NBC is about to pay millions of dollars to Billy Bush to stop hosting the 9 a.m. hour of "Today" show.
The awkward arrangement is the result of the leaked 2005 "Access Hollywood" videotape showing Bush and Donald Trump making lewd and sexually aggressive remarks about women.
Negotiations between Bush and NBC are ongoing and "productive," Bush's lawyer Marshall Grossman told CNNMoney on Saturday.
Bush's exit from NBC could be announced as early as Monday, another person with knowledge of the negotiations said.
Grossman issued a statement on Friday night to knock down a Page Six report that Bush is "likely to get a $10 million lump settlement from NBC."
Grossman responded, "There are news reports that a $10M settlement has been reached between Billy Bush and NBC. That report is false."
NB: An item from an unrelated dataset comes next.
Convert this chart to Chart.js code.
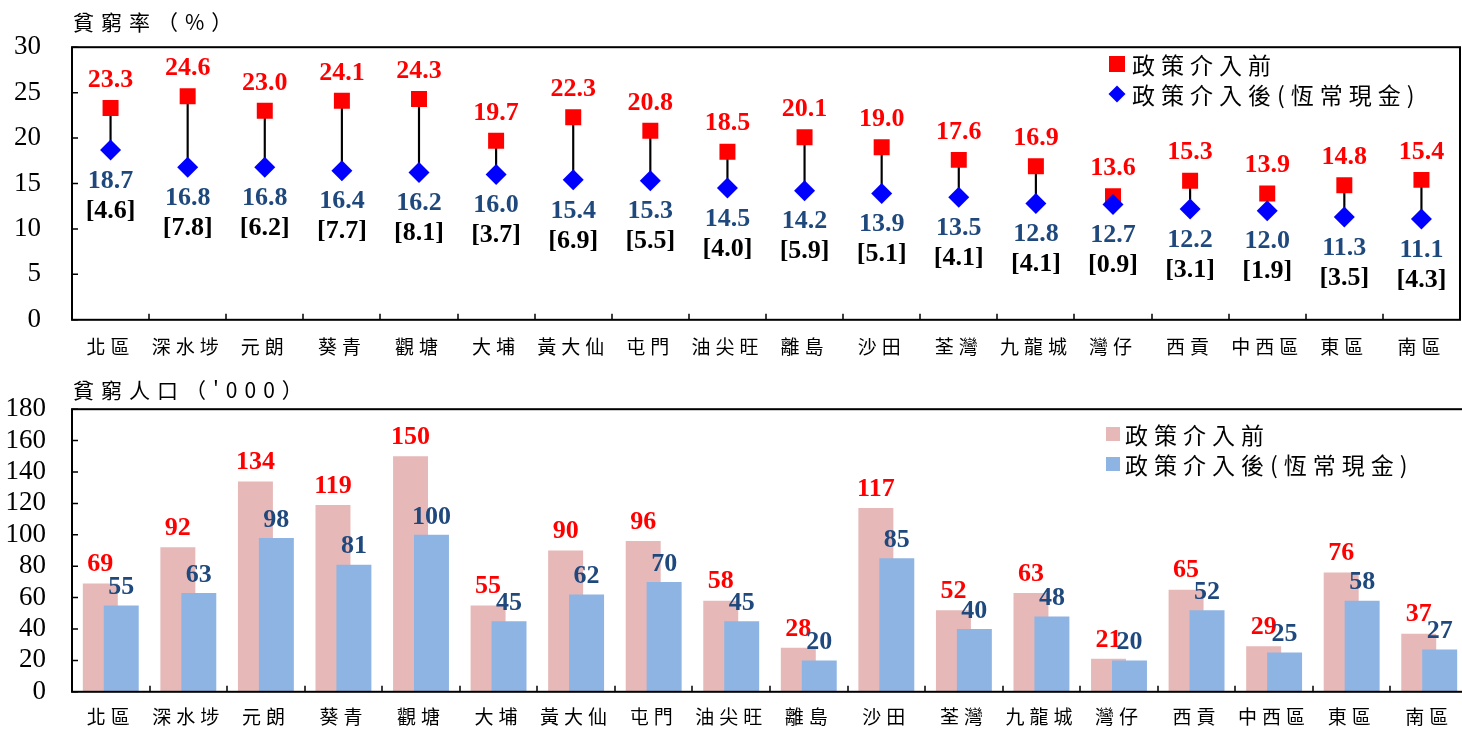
<!DOCTYPE html>
<html lang="zh-Hant">
<head>
<meta charset="utf-8">
<script src="https://cdn.jsdelivr.net/npm/chart.js@4.4.0/dist/chart.umd.min.js"></script>
<style>
  html, body { margin: 0; padding: 0; background: #fff; overflow: hidden; }
  body { width: 1462px; height: 734px; position: relative; }
  .box { position: absolute; left: 0; }
  #top { top: 0; width: 1462px; height: 367px; }
  #bottom { top: 367px; width: 1470px; height: 367px; }
  .title { position: absolute; left: 73px; font: 21px 'Noto Sans CJK TC'; letter-spacing: 7px; line-height: 26px; color: #000; }
  .legend { position: absolute; font: 23px 'Noto Sans CJK TC'; letter-spacing: 6px; color: #000; }
  .legend div { height: 30px; display: flex; align-items: center; white-space: nowrap; }
  .mk { display: inline-block; margin-right: 7px; flex: none; }
</style>
</head>
<body>
<div class="box" id="top"><canvas id="rateChart"></canvas></div>
<div class="box" id="bottom"><canvas id="popChart"></canvas></div>

<div class="title" style="top:8px;">貧窮率（%）</div>
<div class="title" style="top:376px;">貧窮人口（'000）</div>

<div class="legend" style="left:1109px; top:49px;">
  <div><span class="mk" style="width:16px;height:16px;background:#FF0000;"></span>政策介入前</div>
  <div><span class="mk" style="width:12px;height:12px;background:#0000FF;transform:rotate(45deg);margin-left:2px;margin-right:9px;"></span>政策介入後(恆常現金)</div>
</div>
<div class="legend" style="left:1106px; top:419px;">
  <div><span class="mk" style="width:14px;height:14px;background:#E6B9B8;margin-right:5px;"></span>政策介入前</div>
  <div><span class="mk" style="width:14px;height:14px;background:#8EB4E3;margin-right:5px;"></span>政策介入後(恆常現金)</div>
</div>

<script>
const districts = ['北區', '深水埗', '元朗', '葵青', '觀塘', '大埔', '黃大仙', '屯門', '油尖旺',
  '離島', '沙田', '荃灣', '九龍城', '灣仔', '西貢', '中西區', '東區', '南區'];

// poverty rate (%)
const rateBefore = [23.3, 24.6, 23.0, 24.1, 24.3, 19.7, 22.3, 20.8, 18.5, 20.1, 19.0, 17.6, 16.9, 13.6, 15.3, 13.9, 14.8, 15.4];
const rateAfter = [18.7, 16.8, 16.8, 16.4, 16.2, 16.0, 15.4, 15.3, 14.5, 14.2, 13.9, 13.5, 12.8, 12.7, 12.2, 12.0, 11.3, 11.1];
const rateDrop = [4.6, 7.8, 6.2, 7.7, 8.1, 3.7, 6.9, 5.5, 4.0, 5.9, 5.1, 4.1, 4.1, 0.9, 3.1, 1.9, 3.5, 4.3];

// poor population ('000)
const popBefore = [69, 92, 134, 119, 150, 55, 90, 96, 58, 28, 117, 52, 63, 21, 65, 29, 76, 37];
const popAfter = [55, 63, 98, 81, 100, 45, 62, 70, 45, 20, 85, 40, 48, 20, 52, 25, 58, 27];

const rateMax = 30, rateStep = 5;
const popMax = 180, popStep = 20;

const RED = '#FF0000', NAVY = '#1F497D';
const numFont = "bold 26px 'Liberation Serif'";

// spread out the CJK category labels a bit
const spacedLabels = {
  id: 'spacedLabels',
  beforeDraw(chart) {
    const s = chart.scales.x;
    if (s._spaced) return;
    const draw = s.drawLabels;
    s.drawLabels = function (area) {
      this.ctx.save();
      this.ctx.letterSpacing = '5px';
      draw.call(this, area);
      this.ctx.restore();
    };
    s._spaced = true;
  }
};

// box around the plot + inward tick marks
const frame = {
  id: 'frame',
  afterDraw(chart) {
    const { ctx, chartArea: a, scales: { x, y } } = chart;
    ctx.save();
    ctx.strokeStyle = '#000';
    ctx.lineWidth = 1.5;
    ctx.beginPath();
    for (let i = 1; i < x.ticks.length; i++) {
      const px = Math.round((x.getPixelForTick(i - 1) + x.getPixelForTick(i)) / 2);
      ctx.moveTo(px, a.bottom);
      ctx.lineTo(px, a.bottom - 6);
    }
    y.ticks.forEach((t, i) => {
      const py = y.getPixelForTick(i);
      ctx.moveTo(a.left, py);
      ctx.lineTo(a.left + 6, py);
    });
    ctx.stroke();
    ctx.lineWidth = 2;
    ctx.strokeRect(a.left, a.top, a.right - a.left, a.bottom - a.top);
    ctx.restore();
  }
};

const rateLabels = {
  id: 'rateLabels',
  afterDatasetsDraw(chart) {
    const ctx = chart.ctx;
    const pre = chart.getDatasetMeta(1).data;
    const post = chart.getDatasetMeta(2).data;
    ctx.save();
    ctx.font = numFont;
    ctx.textAlign = 'center';
    ctx.textBaseline = 'middle';
    districts.forEach((d, i) => {
      ctx.fillStyle = RED;
      ctx.fillText(rateBefore[i].toFixed(1), pre[i].x, pre[i].y - 28);
      ctx.fillStyle = NAVY;
      ctx.fillText(rateAfter[i].toFixed(1), post[i].x, post[i].y + 31);
      ctx.fillStyle = '#000';
      ctx.fillText('[' + rateDrop[i].toFixed(1) + ']', post[i].x, post[i].y + 61);
    });
    ctx.restore();
  }
};

// pink bars sit behind the blue ones
const pinkBehind = {
  id: 'pinkBehind',
  beforeDatasetDraw(chart, args) {
    if (args.index === 0) return false;
    if (args.index === 1) chart.getDatasetMeta(0).controller.draw();
  }
};

const popLabels = {
  id: 'popLabels',
  afterDatasetsDraw(chart) {
    const ctx = chart.ctx;
    const a = chart.getDatasetMeta(0).data;
    const b = chart.getDatasetMeta(1).data;
    ctx.save();
    ctx.font = numFont;
    ctx.textAlign = 'center';
    ctx.textBaseline = 'middle';
    districts.forEach((d, i) => {
      ctx.fillStyle = RED;
      ctx.fillText(String(popBefore[i]), a[i].x, a[i].y - 19);
      ctx.fillStyle = NAVY;
      ctx.fillText(String(popAfter[i]), b[i].x, b[i].y - 18);
    });
    ctx.restore();
  }
};

const xAxis = (pad, h) => ({
  offset: true,
  grid: { display: false, drawTicks: false },
  border: { display: false },
  ticks: { color: '#000', font: { family: "'Noto Sans CJK TC'", size: 19 }, padding: pad, maxRotation: 0, autoSkip: false },
  afterFit(s) { s.height = h; }
});

const yAxis = (max, step, pad) => ({
  min: 0,
  max: max,
  grid: { display: false, drawTicks: false },
  border: { display: false },
  ticks: { stepSize: step, color: '#000', font: { family: "'Liberation Serif'", size: 27 }, padding: pad },
  afterFit(s) { s.width = 72; }
});

new Chart(document.getElementById('rateChart'), {
  data: {
    labels: districts,
    datasets: [
      { type: 'bar', data: rateAfter.map((v, i) => [v, rateBefore[i]]), backgroundColor: '#000', barThickness: 1.5, order: 2 },
      { type: 'line', data: rateBefore, showLine: false, pointStyle: 'rect', pointRadius: 11.3,
        pointBackgroundColor: RED, pointBorderWidth: 0, order: 1 },
      { type: 'line', data: rateAfter, showLine: false, pointStyle: 'rectRot', pointRadius: 10.5,
        pointBackgroundColor: '#0000FF', pointBorderWidth: 0, order: 0 }
    ]
  },
  options: {
    responsive: true,
    maintainAspectRatio: false,
    animation: false,
    layout: { autoPadding: false, padding: { top: 41, right: 2, left: 0, bottom: 0 } },
    plugins: { legend: { display: false }, tooltip: { enabled: false } },
    scales: { x: xAxis(16, 45), y: yAxis(rateMax, rateStep, 31) }
  },
  plugins: [spacedLabels, frame, rateLabels]
});

new Chart(document.getElementById('popChart'), {
  type: 'bar',
  data: {
    labels: districts,
    datasets: [
      { data: popBefore, backgroundColor: '#E6B9B8', categoryPercentage: 0.54, barPercentage: 1.67 },
      { data: popAfter, backgroundColor: '#8EB4E3', categoryPercentage: 0.54, barPercentage: 1.67 }
    ]
  },
  options: {
    responsive: true,
    maintainAspectRatio: false,
    animation: false,
    layout: { autoPadding: false, padding: { top: 42, right: 2, left: 0, bottom: 0 } },
    plugins: { legend: { display: false }, tooltip: { enabled: false } },
    scales: { x: xAxis(14, 41), y: yAxis(popMax, popStep, 26) }
  },
  plugins: [spacedLabels, frame, pinkBehind, popLabels]
});
</script>
</body>
</html>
He added, "There is no $10M agreement and that amount has not been discussed."
The New York Daily News subsequently reported a $9 million figure.
Grossman said on Saturday, "The negotiations are productive in moving the parties away from litigation to resolution. Obviously there is more to be done before all of the terms of an agreement are reached and documented."
NBC declined to comment.
The payment could prove to be a further embarrassment for the network.
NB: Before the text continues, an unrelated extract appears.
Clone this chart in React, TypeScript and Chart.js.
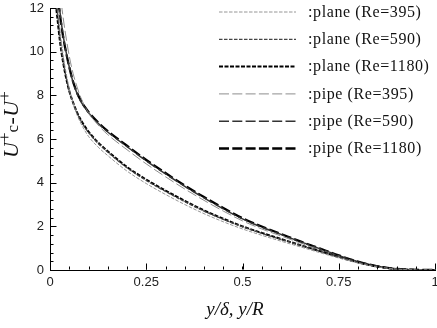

"Everyone is so mad that he's getting paid," a high-ranking "Today" show staffer said. But the morning show is a profit engine, and "he's another person paid to go away to keep the train moving."
NBC may have little choice but to pay Bush many millions of dollars. In the complicated world of television industry contracts, networks are often obligated to pay stars even if the person, like Bush, is benched.
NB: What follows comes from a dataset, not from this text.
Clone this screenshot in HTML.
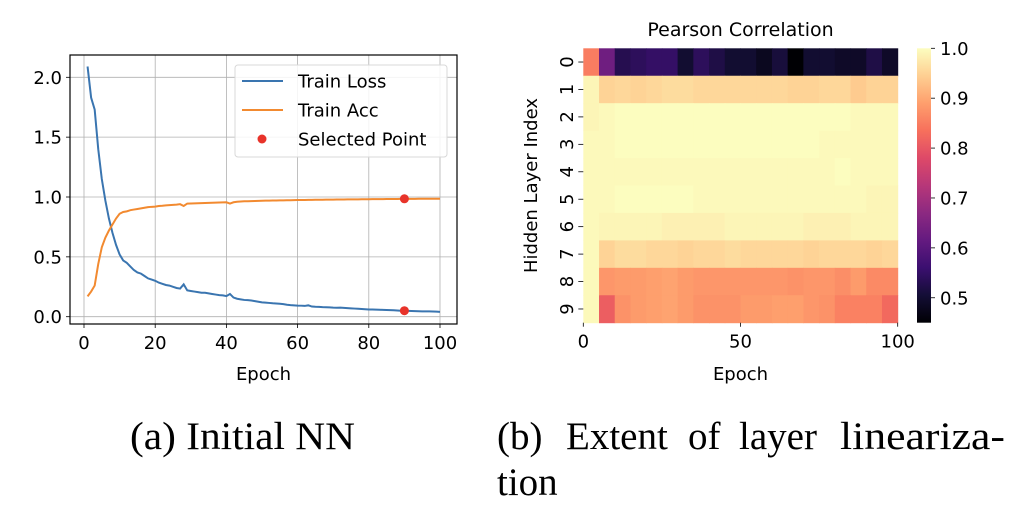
<!DOCTYPE html>
<html><head><meta charset="utf-8"><style>
html,body{margin:0;padding:0;background:#fff;}
svg{display:block;}
text{font-family:"DejaVu Sans","Liberation Sans",sans-serif;}
.cap{font-family:"Liberation Serif",serif;font-size:39px;fill:#000;}
</style></head><body>
<svg id="fig" width="1034" height="516" viewBox="0 0 1034 516" xmlns="http://www.w3.org/2000/svg">
<g id="left"></g>
<g id="right"></g>
<text class="cap" x="130" y="449" textLength="225" lengthAdjust="spacingAndGlyphs">(a) Initial NN</text>
<g>
<text class="cap" x="497" y="449">(b)</text>
<text class="cap" x="566" y="449">Extent</text>
<text class="cap" x="688" y="449">of</text>
<text class="cap" x="739" y="449">layer</text>
<text class="cap" x="840" y="449" textLength="165" lengthAdjust="spacingAndGlyphs">lineariza-</text>
</g>
<text class="cap" x="497" y="495">tion</text>
</svg>
<script>
const epochs = Array.from({length:100},(_,i)=>i+1);
const trainLoss = [2.09,1.83,1.73,1.40,1.15,0.97,0.82,0.70,0.60,0.52,0.47,0.45,0.42,0.39,0.37,0.36,0.34,0.32,0.31,0.30,
0.285,0.275,0.265,0.26,0.25,0.24,0.235,0.27,0.22,0.215,0.21,0.205,0.20,0.20,0.195,0.19,0.185,0.18,0.178,0.172,0.19,0.16,0.15,0.145,0.14,0.138,0.135,0.13,0.125,0.12,
0.118,0.115,0.112,0.11,0.108,0.105,0.10,0.097,0.095,0.093,0.092,0.09,0.095,0.085,0.083,0.082,0.08,0.079,0.078,0.076,0.075,0.076,0.074,0.072,0.07,0.068,0.066,0.064,0.062,0.06,
0.06,0.059,0.058,0.057,0.056,0.055,0.054,0.052,0.05,0.05,0.049,0.048,0.047,0.046,0.045,0.045,0.044,0.043,0.042,0.04];
const trainAcc = [0.17,0.21,0.26,0.44,0.58,0.66,0.72,0.77,0.82,0.86,0.875,0.88,0.89,0.895,0.90,0.905,0.91,0.915,0.918,0.92,
0.925,0.927,0.93,0.932,0.934,0.936,0.94,0.925,0.945,0.946,0.947,0.948,0.949,0.95,0.951,0.952,0.953,0.954,0.955,0.956,0.945,0.956,0.96,0.962,0.964,0.965,0.966,0.967,0.968,0.969,
0.97,0.97,0.971,0.971,0.972,0.972,0.973,0.973,0.974,0.975,0.975,0.975,0.976,0.976,0.977,0.977,0.977,0.978,0.978,0.978,0.979,0.979,0.979,0.98,0.98,0.98,0.98,0.981,0.981,0.981,
0.982,0.982,0.982,0.982,0.983,0.983,0.983,0.983,0.984,0.984,0.984,0.984,0.984,0.985,0.985,0.985,0.985,0.985,0.985,0.985];
const selectedEpoch = 90;
const selectedLoss = 0.05;
const selectedAcc = 0.985;
const xTicks = [0,20,40,60,80,100];
const yTicks = [0.0,0.5,1.0,1.5,2.0];

const heatEpochs = [0,5,10,15,20,25,30,35,40,45,50,55,60,65,70,75,80,85,90,95];
const layers = [0,1,2,3,4,5,6,7,8,9];
const corr = [
[0.85,0.63,0.53,0.54,0.55,0.55,0.50,0.54,0.52,0.50,0.50,0.48,0.51,0.45,0.50,0.50,0.49,0.49,0.52,0.49],
[0.99,0.95,0.955,0.95,0.955,0.96,0.96,0.955,0.955,0.955,0.955,0.955,0.955,0.95,0.95,0.955,0.955,0.94,0.95,0.95],
[0.99,0.995,1.0,1.0,1.0,1.0,1.0,1.0,1.0,1.0,1.0,1.0,1.0,1.0,1.0,1.0,1.0,0.995,0.995,0.995],
[0.995,0.995,1.0,1.0,1.0,1.0,1.0,1.0,1.0,1.0,1.0,1.0,1.0,1.0,1.0,0.995,0.995,0.995,0.995,0.995],
[0.995,0.995,0.995,0.995,0.995,0.995,0.995,0.995,0.995,0.995,0.995,0.995,0.995,0.995,0.995,0.995,1.0,0.995,0.995,0.995],
[0.995,0.995,1.0,1.0,1.0,1.0,1.0,0.995,0.995,0.995,0.995,0.995,0.995,0.995,0.995,0.995,0.995,0.995,0.99,0.99],
[0.995,0.99,0.99,0.99,0.99,0.985,0.985,0.985,0.985,0.99,0.99,0.99,0.99,0.99,0.985,0.985,0.985,0.99,0.99,0.99],
[0.995,0.95,0.96,0.96,0.955,0.955,0.95,0.955,0.955,0.96,0.955,0.955,0.955,0.955,0.95,0.955,0.955,0.955,0.95,0.955],
[0.995,0.88,0.885,0.885,0.89,0.895,0.885,0.88,0.88,0.88,0.88,0.88,0.88,0.875,0.88,0.88,0.87,0.885,0.865,0.865],
[0.995,0.81,0.875,0.885,0.89,0.895,0.885,0.875,0.875,0.875,0.885,0.885,0.89,0.89,0.88,0.875,0.855,0.855,0.855,0.825]
];
const cbTicks = [0.5,0.6,0.7,0.8,0.9,1.0];
const hxTicks = [0,50,100];

const NS="http://www.w3.org/2000/svg";
function mk(tag,attrs,parent,txt){const e=document.createElementNS(NS,tag);for(const k in attrs)e.setAttribute(k,attrs[k]);if(txt!==undefined)e.textContent=txt;parent.appendChild(e);return e;}
const FS=18;

// Left chart
const L=document.getElementById('left');
const ax0=70,ax1=457,ay0=55,ay1=324;
const sx=v=>84+(v-0)*(440-84)/100;
const sy=v=>316.7-v*(316.7-77.3)/2.0;
xTicks.forEach(t=>{
  const g=mk('line',{x1:sx(t),x2:sx(t),y1:ay0,y2:ay1,stroke:'#b0b0b0','stroke-width':0.8},L);
  
  
  mk('line',{x1:sx(t),x2:sx(t),y1:ay1,y2:ay1+4,stroke:'#000','stroke-width':0.8},L);
  const tx=mk('text',{x:sx(t),y:ay1+25,'text-anchor':'middle','font-size':FS,fill:'#000'},L,String(t));
  
  
});
yTicks.forEach(t=>{
  const g=mk('line',{x1:ax0,x2:ax1,y1:sy(t),y2:sy(t),stroke:'#b0b0b0','stroke-width':0.8},L);
  
  
  mk('line',{x1:ax0-4,x2:ax0,y1:sy(t),y2:sy(t),stroke:'#000','stroke-width':0.8},L);
  const tx=mk('text',{x:ax0-8,y:sy(t)+6.5,'text-anchor':'end','font-size':FS,fill:'#000'},L,t.toFixed(1));
  
  
});
const lossPath=mk('polyline',{points:epochs.map((e,i)=>sx(e)+','+sy(trainLoss[i])).join(' '),fill:'none',stroke:'#3a75b0','stroke-width':2},L);


const accPath=mk('polyline',{points:epochs.map((e,i)=>sx(e)+','+sy(trainAcc[i])).join(' '),fill:'none',stroke:'#f28a30','stroke-width':2},L);


[selectedLoss,selectedAcc].forEach(v=>{
  const c=mk('circle',{cx:sx(selectedEpoch),cy:sy(v),r:4.5,fill:'#e8332a'},L);
  
  
});
mk('rect',{x:ax0,y:ay0,width:ax1-ax0,height:ay1-ay0,fill:'none',stroke:'#000','stroke-width':1.2},L);
const xl=mk('text',{x:(ax0+ax1)/2,y:380,'text-anchor':'middle','font-size':FS,fill:'#000'},L,'Epoch');


// legend
const lg=mk('g',{},L);


mk('rect',{x:235,y:65,width:212,height:92,rx:3,fill:'#fff','fill-opacity':0.85,stroke:'#d8d8d8'},lg);
const legItems=[['Train Loss','#3a75b0','line',81],['Train Acc','#f28a30','line',110],['Selected Point','#e8332a','dot',139]];
legItems.forEach(it=>{
  const g=mk('g',{},lg);
  
  
  if(it[2]==='line')mk('line',{x1:242,x2:283,y1:it[3],y2:it[3],stroke:it[1],'stroke-width':2},g);
  else mk('circle',{cx:262,cy:it[3],r:4.5,fill:it[1]},g);
  mk('text',{x:298,y:it[3]+6.5,'font-size':FS,fill:'#000'},g,it[0]);
});

// Heatmap
const R=document.getElementById('right');
const hx0=583.3,hx1=897.7,hy0=48.3,hy1=322.7;
const hsx=v=>hx0+v*(hx1-hx0)/100;
const cellH=(hy1-hy0)/layers.length;
const magma=[[0,0,4],[20,14,54],[59,15,112],[100,26,128],[140,41,129],[183,55,121],[222,73,104],[247,112,92],[254,159,109],[254,207,146],[252,253,191]];
const vmin=0.45,vmax=1.0;
function cmap(v){let t=(v-vmin)/(vmax-vmin);t=Math.max(0,Math.min(1,t))*10;const i=Math.min(9,Math.floor(t));const f=t-i;const a=magma[i],b=magma[i+1];return 'rgb('+a.map((c,k)=>Math.round(c+(b[k]-c)*f)).join(',')+')';}
layers.forEach((l,r)=>{
  heatEpochs.forEach((e,c)=>{
    const cell=mk('rect',{x:hsx(e),y:hy0+r*cellH,width:hsx(5)-hsx(0)+0.5,height:cellH+0.5,fill:cmap(corr[r][c])},R);
    
    
  });
  const cy=hy0+(r+0.5)*cellH;
  mk('line',{x1:hx0-5,x2:hx0,y1:cy,y2:cy,stroke:'#000','stroke-width':0.8},R);
  const t=mk('text',{x:0,y:0,'text-anchor':'middle','font-size':FS,fill:'#000',transform:'translate('+(hx0-16)+','+cy+') rotate(-90)','dominant-baseline':'central'},R,String(l));
  
  
});
hxTicks.forEach(t=>{
  mk('line',{x1:hsx(t),x2:hsx(t),y1:hy1,y2:hy1+4,stroke:'#000','stroke-width':0.8},R);
  const tx=mk('text',{x:hsx(t),y:hy1+25,'text-anchor':'middle','font-size':FS,fill:'#000'},R,String(t));
  
  
});
const ht=mk('text',{x:(hx0+hx1)/2,y:36,'text-anchor':'middle','font-size':19,fill:'#000'},R,'Pearson Correlation');


const hxl=mk('text',{x:(hx0+hx1)/2,y:380,'text-anchor':'middle','font-size':FS,fill:'#000'},R,'Epoch');


const hyl=mk('text',{x:0,y:0,'text-anchor':'middle','font-size':FS,fill:'#000',transform:'translate(537,'+((hy0+hy1)/2)+') rotate(-90)'},R,'Hidden Layer Index');


// colorbar
const cbx=917,cbw=14,cby0=hy0,cby1=hy1;
const defs=mk('defs',{},R);
const grad=mk('linearGradient',{id:'cbg',x1:0,y1:1,x2:0,y2:0},defs);
for(let i=0;i<=10;i++){mk('stop',{offset:i/10,'stop-color':'rgb('+magma[i].join(',')+')'},grad);}
const cb=mk('rect',{x:cbx,y:cby0,width:cbw,height:cby1-cby0,fill:'url(#cbg)'},R);


const csy=v=>cby1-(v-vmin)/(vmax-vmin)*(cby1-cby0);
cbTicks.forEach(t=>{
  mk('line',{x1:cbx+cbw,x2:cbx+cbw+4,y1:csy(t),y2:csy(t),stroke:'#000','stroke-width':0.8},R);
  const tx=mk('text',{x:cbx+cbw+9,y:csy(t)+6.5,'font-size':FS,fill:'#000'},R,t.toFixed(1));
  
  
});
</script>
</body></html>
Bush's contract was reportedly worth upwards of $3 million a year for the next three years. He joined the 9 a.m. hour of the "Today" show just a couple months before the videotape was revealed.
NBC executives have said that "Access Hollywood" and NBC News were both working on stories about the tape when it was leaked to the Washington Post on October 7.
Once the tape was out, executives ultimately decided that Bush could not return to "Today."
Given Bush's troubling comments on the tape, NBC may have tried to invoke what is known as a "morals clause" in a bid to terminate him.
Negotiations began earlier this week. Bush hired Grossman -- a high-profile Los Angeles litigator -- and signaled that he was willing to fight.
"We were preparing for battle," Grossman told Page Six at one point on Friday, "but today we are preparing for settlement."
It is unknown whether the exit agreement will include a confidentiality or nondisclosure clause that prohibits Bush from speaking about the controversy.
Another big question: Will he be able to start another job at another network right away? And if so, will one be willing to hire him?